We have ridden bikes for 20 years and we wanted to use our experience for this kit.

YB: Cycling’s been through phases. We think that certain things are important but no, it’s not, it’s just a trend. Hopefully this collection will not come and go as a trend.

Cyc: From your time as professionals, what was the biggest development in kit?

BW: Wet weather wear has improved tenfold in the last decade.

YB: I trained in the UK doing back-to-back six hour rides on a Saturday and Sunday in the pouring rain. The type of winter kit we have now is light years ahead of where we were then.

BW: It’s such a short space of time, so much development in 10 years. Riders wanted something to race in all day, be able to sprint in, but then feel aerodynamic while also staying dry and you have that now.

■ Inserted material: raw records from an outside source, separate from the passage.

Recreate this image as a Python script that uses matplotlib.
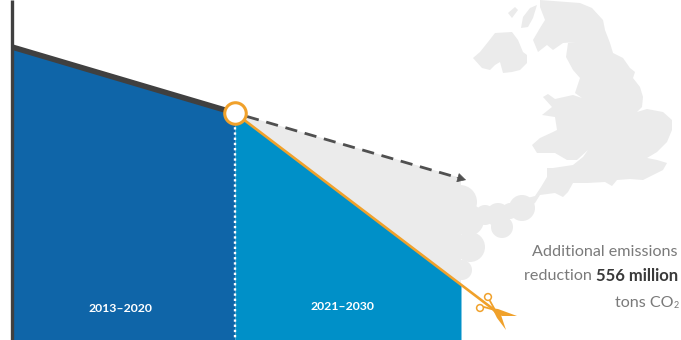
import matplotlib
matplotlib.use("Agg")
import matplotlib.pyplot as plt
from matplotlib.patches import Polygon, Circle

# reduction path, on the drawing's own x/y scale (y grows downwards)
path_x = [12, 235, 461]
path_y = [47, 113, 285]
trend_x = [235, 466]
trend_y = [113, 180]
periods = ["2013–2020", "2021–2030"]

# coastlines of Great Britain and Northern Ireland
britain = [
    (540, 0), (580, 3), (592, 8), (603, 20), (605, 30), (610, 43), (613, 53), (623, 58),
    (630, 68), (635, 72), (633, 78), (640, 87), (643, 97), (642, 107), (637, 112), (647, 109),
    (663, 112), (672, 120), (672, 130), (667, 142), (657, 152), (647, 158), (657, 160),
    (667, 163), (663, 170), (653, 175), (643, 180), (630, 179), (617, 180), (612, 186),
    (605, 182), (587, 183), (573, 183), (568, 192), (563, 197), (555, 193), (540, 195),
    (535, 203), (527, 208), (520, 200), (535, 196), (541, 187), (547, 177), (547, 168),
    (553, 168), (573, 165), (583, 157), (588, 150), (577, 160), (567, 160),
    (555, 153), (537, 153), (532, 145), (540, 138), (553, 132), (557, 130), (555, 117),
    (542, 115), (552, 107), (543, 97), (548, 94), (555, 99), (573, 95), (582, 98), (575, 93),
    (580, 78), (573, 70), (566, 57), (568, 43), (576, 42), (563, 43), (553, 50), (547, 45),
    (538, 52), (533, 40), (540, 28), (545, 20), (540, 7),
]
ireland = [
    (473, 58), (480, 52), (488, 42), (495, 33), (512, 32), (518, 40), (523, 52), (527, 55),
    (527, 63), (520, 70), (512, 72), (503, 73), (500, 62), (495, 65), (490, 70), (482, 68),
]
islet_a = [(508, 13), (515, 7), (518, 10), (512, 18)]
islet_b = [(521, 28), (523, 17), (530, 8), (537, 5), (533, 18), (528, 27)]
# rounded headland where the land runs into the chart
headland = [
    (460, 202, 17), (468, 220, 16), (485, 215, 10), (498, 215, 12), (502, 227, 11),
    (510, 211, 8), (522, 208, 13), (470, 247, 15), (462, 270, 10),
]

blade_a = [(490, 308), (498, 309), (517, 316), (502, 316), (495, 313)]
blade_b = [(493, 310), (500, 312), (506, 330), (497, 318)]

grey = "#ebebeb"
orange = "#f0a12b"
dark = "#404040"

plt.rcParams["font.family"] = ["Lato", "Open Sans", "DejaVu Sans"]

fig = plt.figure(figsize=(6.81, 3.4), dpi=100)
ax = fig.add_axes([0, 0, 1, 1])
ax.set_xlim(0, 681)
ax.set_ylim(340, 0)
ax.axis("off")

for shape in [britain, ireland, islet_a, islet_b]:
    ax.add_patch(Polygon(shape, closed=True, fc=grey, ec="none", zorder=1))
for cx, cy, r in headland:
    ax.add_patch(Circle((cx, cy), r, fc=grey, ec="none", zorder=1))

# saved emissions wedge between the trend and the cut
ax.fill([trend_x[0], path_x[2], path_x[2]], [trend_y[0], 178, path_y[2]], color=grey, lw=0, zorder=1)

ax.fill_between(path_x[:2], path_y[:2], 340, color="#0f65a8", lw=0, zorder=2)
ax.fill_between(path_x[1:], path_y[1:], 340, color="#0090c8", lw=0, zorder=2)

ax.plot([path_x[1]] * 2, [122, 340], color="white", lw=1.7, ls=(0, (1, 1.2)), zorder=3)
ax.plot([path_x[0]] * 2, [0, 340], color=dark, lw=2.4, solid_capstyle="butt", zorder=4)
ax.plot(path_x[:2], path_y[:2], color=dark, lw=4, solid_capstyle="butt", zorder=4)

# business as usual continuation, dashed shaft with a solid head
ax.plot([trend_x[0] + 12, trend_x[1] - 8], [trend_y[0] + 3.5, trend_y[1] - 2.3], color="#505050",
        lw=2, ls=(0, (4.4, 2.8)), dash_capstyle="butt", zorder=4)
ax.annotate("", xy=(trend_x[1], trend_y[1]), xytext=(trend_x[1] - 9, trend_y[1] - 2.6),
            arrowprops=dict(arrowstyle="-|>,head_length=0.55,head_width=0.3", color="#505050",
                            lw=0.5, shrinkA=0, shrinkB=0), zorder=4)

# cut line running on into the scissors
ax.plot([path_x[1], 493], [path_y[1], 309], color=orange, lw=1.9, solid_capstyle="butt", zorder=5)
ax.plot(path_x[1], path_y[1], "o", ms=15.5, mfc="white", mec=orange, mew=2.2, zorder=6)

for blade in [blade_a, blade_b]:
    ax.add_patch(Polygon(blade, closed=True, fc=orange, ec="none", zorder=6))
for cx, cy in [(488, 297), (480, 308)]:
    ax.add_patch(Circle((cx, cy), 3.4, fc="none", ec=orange, lw=1.1, zorder=6))
ax.plot([490, 495], [301, 310], color=orange, lw=1.3, zorder=6)
ax.plot([484, 495], [307, 310], color=orange, lw=1.3, zorder=6)

ax.text(120, 308, periods[0], color="white", fontsize=8.8, fontweight="bold", ha="center", va="center", zorder=7)
ax.text(342, 307, periods[1], color="white", fontsize=8.8, fontweight="bold", ha="center", va="center", zorder=7)

text_grey = "#7a7a7a"
ax.text(678, 252, "Additional emissions", color=text_grey, fontsize=11.6, ha="right", va="center")
bold = ax.text(678, 276, "556 million", color="#3a3a3a", fontsize=12, fontweight="bold",
               ha="right", va="center")
ax.annotate("reduction ", xy=(0, 0.5), xycoords=bold, color=text_grey, fontsize=11.6,
            ha="right", va="center")
two = ax.text(679, 305, "2", color=text_grey, fontsize=6.5, ha="right", va="center")
ax.annotate("tons CO", xy=(0, 0.68), xycoords=two, color=text_grey, fontsize=11.6,
            ha="right", va="center")

fig.savefig("out.png", dpi=100)
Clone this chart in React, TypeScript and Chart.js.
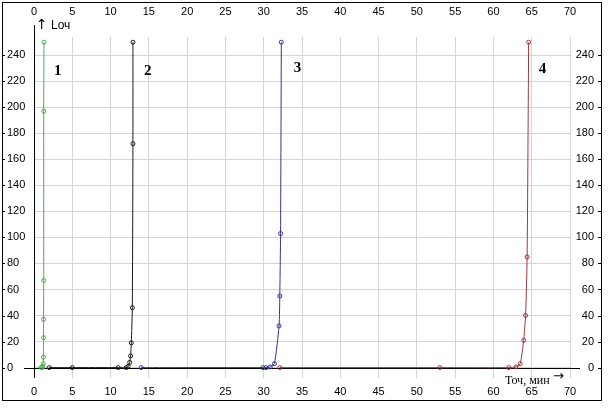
import React, { useEffect, useRef } from "react";
import { Chart, registerables } from "chart.js";

Chart.register(...registerables);

// Tick labels
const xTicks = [0, 5, 10, 15, 20, 25, 30, 35, 40, 45, 50, 55, 60, 65, 70];
const yTicks = [0, 20, 40, 60, 80, 100, 120, 140, 160, 180, 200, 220, 240];

// Series 1 (green)
const s1X = [0.9, 1.05, 1.15, 1.2, 1.22, 1.25, 1.25, 1.27, 1.27, 1.3];
const s1Y = [0, 0, 1, 3, 8, 23, 37, 67, 197, 250];
// Series 2 (black)
const s2X = [2, 5, 11, 12.05, 12.3, 12.5, 12.62, 12.71, 12.84, 12.92, 12.92];
const s2Y = [0, 0, 0, 0, 1, 4, 9, 19, 46, 172, 250];
// Series 3 (blue)
const s3X = [14, 29.9, 30.3, 30.85, 31.4, 32.0, 32.1, 32.2, 32.3];
const s3Y = [0, 0, 0, 0.5, 3, 32, 55, 103, 250];
// Series 4 (red)
const s4X = [32.1, 53, 62, 62.95, 63.5, 63.95, 64.2, 64.4, 64.6];
const s4Y = [0, 0, 0, 0.5, 3, 21, 40, 85, 250];

const seriesNames = ["1", "2", "3", "4"];
const seriesColors = ["#4caa4c", "#1a1a1a", "#32329a", "#a0363a"];
const seriesX = [s1X, s2X, s3X, s4X];
const seriesY = [s1Y, s2Y, s3Y, s4Y];
const seriesLabelAt = [
  [3.1, 228],
  [14.85, 228],
  [34.4, 230],
  [66.4, 229.4],
];

const font = { family: "'Liberation Sans', Arial, sans-serif", size: 11 };

const overlay = {
  id: "overlay",
  beforeDatasetsDraw(chart: any) {
    const { ctx, scales } = chart;
    const x = scales.x;
    const y = scales.y;
    const x0 = Math.round(x.getPixelForValue(0)) + 0.5;
    const y0 = Math.round(y.getPixelForValue(0)) + 0.5;
    ctx.save();
    ctx.strokeStyle = "#000";
    ctx.lineWidth = 1;
    ctx.beginPath();
    ctx.moveTo(24, y0);
    ctx.lineTo(580, y0);
    ctx.moveTo(x0, 25);
    ctx.lineTo(x0, chart.chartArea.bottom);
    ctx.stroke();
    ctx.restore();
  },
  afterDraw(chart: any) {
    const { ctx, scales } = chart;
    const x = scales.x;
    const y = scales.y;
    ctx.save();
    // frame
    ctx.strokeStyle = "#000";
    ctx.lineWidth = 1;
    ctx.strokeRect(2.5, 2.5, 599, 398);
    // tick marks at frame
    ctx.beginPath();
    yTicks.forEach((v) => {
      const p = Math.round(y.getPixelForValue(v)) + 0.5;
      ctx.moveTo(2, p);
      ctx.lineTo(5, p);
      ctx.moveTo(598, p);
      ctx.lineTo(602, p);
    });
    ctx.stroke();
    // series labels
    ctx.fillStyle = "#000";
    ctx.font = "bold 15px 'Liberation Serif', 'Times New Roman', serif";
    ctx.textAlign = "center";
    ctx.textBaseline = "middle";
    seriesNames.forEach((n, i) => {
      ctx.fillText(n, x.getPixelForValue(seriesLabelAt[i][0]), y.getPixelForValue(seriesLabelAt[i][1]));
    });
    // axis captions
    ctx.textAlign = "left";
    ctx.font = "14px 'DejaVu Sans', sans-serif";
    ctx.fillText("↑", 36, 25);
    ctx.font = "12px 'Liberation Sans', Arial, sans-serif";
    ctx.fillText("Lоч", 51, 26);
    ctx.font = "12px 'Liberation Serif', 'Times New Roman', serif";
    ctx.textBaseline = "alphabetic";
    ctx.fillText("Точ, мин", 505, 384);
    ctx.font = "13px 'DejaVu Sans', sans-serif";
    ctx.textBaseline = "middle";
    ctx.fillText("→", 553, 377);
    ctx.restore();
  },
};

export default function App() {
  const ref = useRef<HTMLCanvasElement | null>(null);

  useEffect(() => {
    if (!ref.current) return;
    const datasets = seriesNames.map((n, i) => ({
      label: n,
      data: seriesX[i].map((xv, j) => ({ x: xv, y: seriesY[i][j] })),
      borderColor: seriesColors[i],
      backgroundColor: "#ffffff",
      pointBorderColor: seriesColors[i],
      pointBackgroundColor: "rgba(255,255,255,0)",
      pointRadius: 2,
      pointBorderWidth: 1,
      borderWidth: 1,
      tension: 0.2,
      showLine: true,
      fill: false,
    }));
    const setTicks = (vals: number[]) => (s: any) => {
      s.ticks = vals.map((v) => ({ value: v }));
    };
    const chart = new Chart(ref.current, {
      type: "scatter",
      data: { datasets },
      plugins: [overlay],
      options: {
        animation: false,
        responsive: false,
        devicePixelRatio: 1,
        layout: { padding: { left: 7, right: 14, top: 0, bottom: 0 } },
        plugins: { legend: { display: false }, tooltip: { enabled: false } },
        scales: {
          x: {
            type: "linear",
            position: "bottom",
            min: 0,
            max: 70,
            afterBuildTicks: setTicks(xTicks),
            afterFit: (s: any) => {
              s.height = 30;
            },
            grid: { color: "#d4d4d4", lineWidth: 1, drawTicks: false },
            border: { display: false },
            ticks: { padding: 7, font, color: "#000", maxRotation: 0, autoSkip: false },
          },
          xTop: {
            type: "linear",
            position: "top",
            min: 0,
            max: 70,
            afterBuildTicks: setTicks(xTicks),
            afterFit: (s: any) => {
              s.height = 37;
            },
            grid: { display: false, drawTicks: false },
            border: { display: false },
            ticks: { padding: 18, font, color: "#000", maxRotation: 0, autoSkip: false },
          },
          y: {
            type: "linear",
            position: "left",
            min: -8,
            max: 254,
            afterBuildTicks: setTicks(yTicks),
            afterFit: (s: any) => {
              s.width = 27;
            },
            grid: { color: "#d4d4d4", lineWidth: 1, drawTicks: false },
            border: { display: false },
            ticks: { padding: 0, font, color: "#000", crossAlign: "far", autoSkip: false },
          },
          y2: {
            type: "linear",
            position: "right",
            min: -8,
            max: 254,
            afterBuildTicks: setTicks(yTicks),
            afterFit: (s: any) => {
              s.width = 24;
            },
            grid: { display: false, drawTicks: false },
            border: { display: false },
            ticks: { padding: 0, font, color: "#000", crossAlign: "far", autoSkip: false },
          },
        },
      } as any,
    });
    return () => chart.destroy();
  }, []);

  return (
    <div style={{ position: "fixed", left: 0, top: 0, width: 608, height: 408, background: "#fff" }}>
      <canvas ref={ref} width={608} height={408} style={{ display: "block" }} />
    </div>
  );
}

YB: Go back to 2006/2007. The Tour de France leaders' jerseys didn’t fit riders, they were baggy. If you gave that to the guys today they would throw it in the bin because it’s just wasting energy.

But now we have the fabrics for every weather.

BW: Even looking back to the 2012 Criterium du Dauphine which I won, I remember the time trial was on Stage 3 and we were trying to plan how I wouldn’t take the yellow jersey until Stage 4 so I didn’t have to wear the off-the peg skinsuit.

I had to wear it anyway but it’s funny how desperately we tried to avoid it.

I also remember the Armstrong days when Nike sponsored the Tour and had the swift suit skinsuit in the early 2000s.

You got this massive aero advantage if you took the leader’s jersey and now it’s so different.

Cyc: The Tour de France starts on Saturday so come on, who's going to win?

YB: I hope its an open race because that's exciting, not knowing who will win, it’s boring otherwise.

Someone like Vincenzo Nibali is always such a strong contender but personally I’d like to see Romain Bardet win because he is a really cool guy.

BW: I’d like to see him win it too actually. He is a really cool guy and he is French and I think for French cycling they need someone to step up and take a home win, but if we are honest Chris Froome is favourite after that Giro d’Italia ride.